Directions ▸ Omit all pictures, then retype the data exactly as given.

------------------------------------------------------------------------

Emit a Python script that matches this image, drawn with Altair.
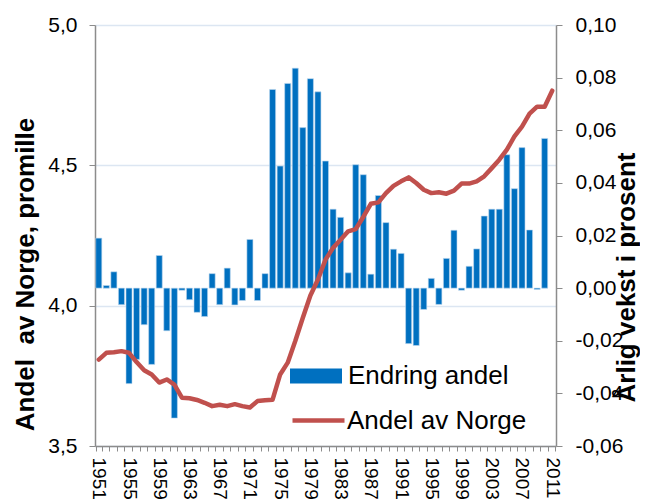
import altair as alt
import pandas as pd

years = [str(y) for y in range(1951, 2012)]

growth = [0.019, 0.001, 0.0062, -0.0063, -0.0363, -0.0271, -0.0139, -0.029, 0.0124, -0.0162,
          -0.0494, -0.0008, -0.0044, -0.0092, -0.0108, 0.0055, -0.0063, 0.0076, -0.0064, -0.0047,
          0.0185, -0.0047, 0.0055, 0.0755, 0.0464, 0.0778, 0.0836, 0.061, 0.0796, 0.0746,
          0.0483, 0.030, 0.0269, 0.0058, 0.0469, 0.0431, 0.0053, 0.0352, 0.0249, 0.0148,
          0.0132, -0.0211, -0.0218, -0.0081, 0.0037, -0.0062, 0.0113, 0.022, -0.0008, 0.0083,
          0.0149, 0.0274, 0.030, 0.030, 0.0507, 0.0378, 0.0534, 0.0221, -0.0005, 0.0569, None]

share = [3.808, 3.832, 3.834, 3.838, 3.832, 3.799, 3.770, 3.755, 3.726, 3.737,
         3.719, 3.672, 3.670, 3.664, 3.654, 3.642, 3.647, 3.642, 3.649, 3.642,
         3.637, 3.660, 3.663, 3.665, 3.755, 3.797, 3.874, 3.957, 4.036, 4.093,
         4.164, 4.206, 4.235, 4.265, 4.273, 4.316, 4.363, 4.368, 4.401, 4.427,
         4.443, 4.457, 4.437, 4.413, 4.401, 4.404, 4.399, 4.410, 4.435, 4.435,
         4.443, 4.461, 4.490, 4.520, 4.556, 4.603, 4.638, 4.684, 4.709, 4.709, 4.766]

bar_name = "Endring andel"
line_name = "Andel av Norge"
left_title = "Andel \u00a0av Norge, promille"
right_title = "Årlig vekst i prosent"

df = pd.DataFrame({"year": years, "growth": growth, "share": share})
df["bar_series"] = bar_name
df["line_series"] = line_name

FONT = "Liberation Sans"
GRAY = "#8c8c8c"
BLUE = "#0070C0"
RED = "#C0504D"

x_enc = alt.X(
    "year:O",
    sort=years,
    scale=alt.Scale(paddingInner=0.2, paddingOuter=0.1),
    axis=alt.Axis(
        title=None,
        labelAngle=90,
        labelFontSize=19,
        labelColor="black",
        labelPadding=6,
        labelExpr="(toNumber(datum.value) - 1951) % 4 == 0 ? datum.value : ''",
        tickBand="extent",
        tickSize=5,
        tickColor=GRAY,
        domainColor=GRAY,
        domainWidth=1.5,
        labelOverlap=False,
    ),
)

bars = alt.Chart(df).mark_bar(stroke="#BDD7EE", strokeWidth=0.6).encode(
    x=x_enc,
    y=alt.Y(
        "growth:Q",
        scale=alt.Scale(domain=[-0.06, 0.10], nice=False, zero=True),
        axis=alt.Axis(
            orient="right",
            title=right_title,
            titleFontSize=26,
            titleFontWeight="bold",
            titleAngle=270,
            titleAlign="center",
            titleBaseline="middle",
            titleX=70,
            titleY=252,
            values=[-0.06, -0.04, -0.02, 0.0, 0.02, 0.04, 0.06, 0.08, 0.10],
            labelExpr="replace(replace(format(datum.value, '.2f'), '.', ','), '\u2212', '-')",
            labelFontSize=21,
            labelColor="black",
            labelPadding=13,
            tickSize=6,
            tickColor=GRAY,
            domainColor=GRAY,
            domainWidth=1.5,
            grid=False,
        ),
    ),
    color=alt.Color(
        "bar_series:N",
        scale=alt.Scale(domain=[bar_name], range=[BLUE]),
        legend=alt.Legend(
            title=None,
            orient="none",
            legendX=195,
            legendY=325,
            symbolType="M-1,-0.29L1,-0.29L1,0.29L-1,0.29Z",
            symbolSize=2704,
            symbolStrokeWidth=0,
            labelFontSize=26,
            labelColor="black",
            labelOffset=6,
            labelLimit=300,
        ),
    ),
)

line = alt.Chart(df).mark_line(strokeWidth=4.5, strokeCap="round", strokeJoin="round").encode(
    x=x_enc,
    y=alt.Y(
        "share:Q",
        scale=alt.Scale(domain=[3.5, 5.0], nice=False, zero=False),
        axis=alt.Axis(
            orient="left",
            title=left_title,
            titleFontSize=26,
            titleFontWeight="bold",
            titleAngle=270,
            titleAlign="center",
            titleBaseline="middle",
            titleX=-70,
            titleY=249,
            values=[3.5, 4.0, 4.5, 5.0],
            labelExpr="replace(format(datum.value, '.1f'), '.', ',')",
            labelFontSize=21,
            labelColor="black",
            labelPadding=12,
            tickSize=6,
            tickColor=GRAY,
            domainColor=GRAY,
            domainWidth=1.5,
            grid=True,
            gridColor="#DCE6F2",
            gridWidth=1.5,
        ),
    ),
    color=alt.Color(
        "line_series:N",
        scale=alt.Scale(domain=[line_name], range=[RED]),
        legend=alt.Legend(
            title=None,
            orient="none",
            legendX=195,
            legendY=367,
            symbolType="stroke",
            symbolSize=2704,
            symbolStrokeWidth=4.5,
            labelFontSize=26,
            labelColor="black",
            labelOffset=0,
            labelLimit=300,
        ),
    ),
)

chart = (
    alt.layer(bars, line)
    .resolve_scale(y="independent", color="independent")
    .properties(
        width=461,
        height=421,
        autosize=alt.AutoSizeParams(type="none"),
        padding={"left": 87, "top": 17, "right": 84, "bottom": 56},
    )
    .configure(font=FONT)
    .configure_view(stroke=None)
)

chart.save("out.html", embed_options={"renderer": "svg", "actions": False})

------------------------------------------------------------------------

Correct response ▸
Emit a Python script that matches this image, drawn with Altair.
import altair as alt
import pandas as pd

years = [str(y) for y in range(1951, 2012)]

growth = [0.019, 0.001, 0.0062, -0.0063, -0.0363, -0.0271, -0.0139, -0.029, 0.0124, -0.0162,
          -0.0494, -0.0008, -0.0044, -0.0092, -0.0108, 0.0055, -0.0063, 0.0076, -0.0064, -0.0047,
          0.0185, -0.0047, 0.0055, 0.0755, 0.0464, 0.0778, 0.0836, 0.061, 0.0796, 0.0746,
          0.0483, 0.030, 0.0269, 0.0058, 0.0469, 0.0431, 0.0053, 0.0352, 0.0249, 0.0148,
          0.0132, -0.0211, -0.0218, -0.0081, 0.0037, -0.0062, 0.0113, 0.022, -0.0008, 0.0083,
          0.0149, 0.0274, 0.030, 0.030, 0.0507, 0.0378, 0.0534, 0.0221, -0.0005, 0.0569, None]

share = [3.808, 3.832, 3.834, 3.838, 3.832, 3.799, 3.770, 3.755, 3.726, 3.737,
         3.719, 3.672, 3.670, 3.664, 3.654, 3.642, 3.647, 3.642, 3.649, 3.642,
         3.637, 3.660, 3.663, 3.665, 3.755, 3.797, 3.874, 3.957, 4.036, 4.093,
         4.164, 4.206, 4.235, 4.265, 4.273, 4.316, 4.363, 4.368, 4.401, 4.427,
         4.443, 4.457, 4.437, 4.413, 4.401, 4.404, 4.399, 4.410, 4.435, 4.435,
         4.443, 4.461, 4.490, 4.520, 4.556, 4.603, 4.638, 4.684, 4.709, 4.709, 4.766]

bar_name = "Endring andel"
line_name = "Andel av Norge"
left_title = "Andel \u00a0av Norge, promille"
right_title = "Årlig vekst i prosent"

df = pd.DataFrame({"year": years, "growth": growth, "share": share})
df["bar_series"] = bar_name
df["line_series"] = line_name

FONT = "Liberation Sans"
GRAY = "#8c8c8c"
BLUE = "#0070C0"
RED = "#C0504D"

x_enc = alt.X(
    "year:O",
    sort=years,
    scale=alt.Scale(paddingInner=0.2, paddingOuter=0.1),
    axis=alt.Axis(
        title=None,
        labelAngle=90,
        labelFontSize=19,
        labelColor="black",
        labelPadding=6,
        labelExpr="(toNumber(datum.value) - 1951) % 4 == 0 ? datum.value : ''",
        tickBand="extent",
        tickSize=5,
        tickColor=GRAY,
        domainColor=GRAY,
        domainWidth=1.5,
        labelOverlap=False,
    ),
)

bars = alt.Chart(df).mark_bar(stroke="#BDD7EE", strokeWidth=0.6).encode(
    x=x_enc,
    y=alt.Y(
        "growth:Q",
        scale=alt.Scale(domain=[-0.06, 0.10], nice=False, zero=True),
        axis=alt.Axis(
            orient="right",
            title=right_title,
            titleFontSize=26,
            titleFontWeight="bold",
            titleAngle=270,
            titleAlign="center",
            titleBaseline="middle",
            titleX=70,
            titleY=252,
            values=[-0.06, -0.04, -0.02, 0.0, 0.02, 0.04, 0.06, 0.08, 0.10],
            labelExpr="replace(replace(format(datum.value, '.2f'), '.', ','), '\u2212', '-')",
            labelFontSize=21,
            labelColor="black",
            labelPadding=13,
            tickSize=6,
            tickColor=GRAY,
            domainColor=GRAY,
            domainWidth=1.5,
            grid=False,
        ),
    ),
    color=alt.Color(
        "bar_series:N",
        scale=alt.Scale(domain=[bar_name], range=[BLUE]),
        legend=alt.Legend(
            title=None,
            orient="none",
            legendX=195,
            legendY=325,
            symbolType="M-1,-0.29L1,-0.29L1,0.29L-1,0.29Z",
            symbolSize=2704,
            symbolStrokeWidth=0,
            labelFontSize=26,
            labelColor="black",
            labelOffset=6,
            labelLimit=300,
        ),
    ),
)

line = alt.Chart(df).mark_line(strokeWidth=4.5, strokeCap="round", strokeJoin="round").encode(
    x=x_enc,
    y=alt.Y(
        "share:Q",
        scale=alt.Scale(domain=[3.5, 5.0], nice=False, zero=False),
        axis=alt.Axis(
            orient="left",
            title=left_title,
            titleFontSize=26,
            titleFontWeight="bold",
            titleAngle=270,
            titleAlign="center",
            titleBaseline="middle",
            titleX=-70,
            titleY=249,
            values=[3.5, 4.0, 4.5, 5.0],
            labelExpr="replace(format(datum.value, '.1f'), '.', ',')",
            labelFontSize=21,
            labelColor="black",
            labelPadding=12,
            tickSize=6,
            tickColor=GRAY,
            domainColor=GRAY,
            domainWidth=1.5,
            grid=True,
            gridColor="#DCE6F2",
            gridWidth=1.5,
        ),
    ),
    color=alt.Color(
        "line_series:N",
        scale=alt.Scale(domain=[line_name], range=[RED]),
        legend=alt.Legend(
            title=None,
            orient="none",
            legendX=195,
            legendY=367,
            symbolType="stroke",
            symbolSize=2704,
            symbolStrokeWidth=4.5,
            labelFontSize=26,
            labelColor="black",
            labelOffset=0,
            labelLimit=300,
        ),
    ),
)

chart = (
    alt.layer(bars, line)
    .resolve_scale(y="independent", color="independent")
    .properties(
        width=461,
        height=421,
        autosize=alt.AutoSizeParams(type="none"),
        padding={"left": 87, "top": 17, "right": 84, "bottom": 56},
    )
    .configure(font=FONT)
    .configure_view(stroke=None)
)

chart.save("out.html", embed_options={"renderer": "svg", "actions": False})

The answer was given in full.